> What to work on
Extract the listing in its entirety, keeping each line identical to the original.

> Dataset section
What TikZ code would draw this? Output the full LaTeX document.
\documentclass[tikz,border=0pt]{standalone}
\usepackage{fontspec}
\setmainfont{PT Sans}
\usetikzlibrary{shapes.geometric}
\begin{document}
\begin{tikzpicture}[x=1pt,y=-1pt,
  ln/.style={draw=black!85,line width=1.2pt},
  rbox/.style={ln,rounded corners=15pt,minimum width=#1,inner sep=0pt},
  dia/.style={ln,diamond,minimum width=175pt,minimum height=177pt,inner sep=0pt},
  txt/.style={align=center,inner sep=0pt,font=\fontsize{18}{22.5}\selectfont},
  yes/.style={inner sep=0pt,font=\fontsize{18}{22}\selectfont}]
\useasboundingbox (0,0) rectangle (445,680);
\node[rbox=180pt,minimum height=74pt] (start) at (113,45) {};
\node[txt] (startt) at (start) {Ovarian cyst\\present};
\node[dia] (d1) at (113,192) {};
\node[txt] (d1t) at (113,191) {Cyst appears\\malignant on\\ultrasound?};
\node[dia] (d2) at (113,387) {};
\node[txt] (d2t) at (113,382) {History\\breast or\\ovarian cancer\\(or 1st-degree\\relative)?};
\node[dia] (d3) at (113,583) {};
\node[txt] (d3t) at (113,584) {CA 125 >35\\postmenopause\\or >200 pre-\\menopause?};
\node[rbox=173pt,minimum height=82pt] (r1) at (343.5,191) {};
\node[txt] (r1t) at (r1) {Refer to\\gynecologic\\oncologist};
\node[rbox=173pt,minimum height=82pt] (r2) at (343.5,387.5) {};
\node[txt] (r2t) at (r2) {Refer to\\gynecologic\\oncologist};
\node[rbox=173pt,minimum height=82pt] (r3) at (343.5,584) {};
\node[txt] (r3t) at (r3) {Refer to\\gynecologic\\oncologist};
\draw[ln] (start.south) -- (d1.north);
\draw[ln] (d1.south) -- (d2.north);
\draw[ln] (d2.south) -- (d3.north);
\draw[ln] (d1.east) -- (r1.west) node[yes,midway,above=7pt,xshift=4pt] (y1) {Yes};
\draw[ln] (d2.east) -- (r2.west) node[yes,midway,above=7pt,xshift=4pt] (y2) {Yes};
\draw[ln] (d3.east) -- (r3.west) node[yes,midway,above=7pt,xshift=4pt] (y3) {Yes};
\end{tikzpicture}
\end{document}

> The output
What TikZ code would draw this? Output the full LaTeX document.
\documentclass[tikz,border=0pt]{standalone}
\usepackage{fontspec}
\setmainfont{PT Sans}
\usetikzlibrary{shapes.geometric}
\begin{document}
\begin{tikzpicture}[x=1pt,y=-1pt,
  ln/.style={draw=black!85,line width=1.2pt},
  rbox/.style={ln,rounded corners=15pt,minimum width=#1,inner sep=0pt},
  dia/.style={ln,diamond,minimum width=175pt,minimum height=177pt,inner sep=0pt},
  txt/.style={align=center,inner sep=0pt,font=\fontsize{18}{22.5}\selectfont},
  yes/.style={inner sep=0pt,font=\fontsize{18}{22}\selectfont}]
\useasboundingbox (0,0) rectangle (445,680);
\node[rbox=180pt,minimum height=74pt] (start) at (113,45) {};
\node[txt] (startt) at (start) {Ovarian cyst\\present};
\node[dia] (d1) at (113,192) {};
\node[txt] (d1t) at (113,191) {Cyst appears\\malignant on\\ultrasound?};
\node[dia] (d2) at (113,387) {};
\node[txt] (d2t) at (113,382) {History\\breast or\\ovarian cancer\\(or 1st-degree\\relative)?};
\node[dia] (d3) at (113,583) {};
\node[txt] (d3t) at (113,584) {CA 125 >35\\postmenopause\\or >200 pre-\\menopause?};
\node[rbox=173pt,minimum height=82pt] (r1) at (343.5,191) {};
\node[txt] (r1t) at (r1) {Refer to\\gynecologic\\oncologist};
\node[rbox=173pt,minimum height=82pt] (r2) at (343.5,387.5) {};
\node[txt] (r2t) at (r2) {Refer to\\gynecologic\\oncologist};
\node[rbox=173pt,minimum height=82pt] (r3) at (343.5,584) {};
\node[txt] (r3t) at (r3) {Refer to\\gynecologic\\oncologist};
\draw[ln] (start.south) -- (d1.north);
\draw[ln] (d1.south) -- (d2.north);
\draw[ln] (d2.south) -- (d3.north);
\draw[ln] (d1.east) -- (r1.west) node[yes,midway,above=7pt,xshift=4pt] (y1) {Yes};
\draw[ln] (d2.east) -- (r2.west) node[yes,midway,above=7pt,xshift=4pt] (y2) {Yes};
\draw[ln] (d3.east) -- (r3.west) node[yes,midway,above=7pt,xshift=4pt] (y3) {Yes};
\end{tikzpicture}
\end{document}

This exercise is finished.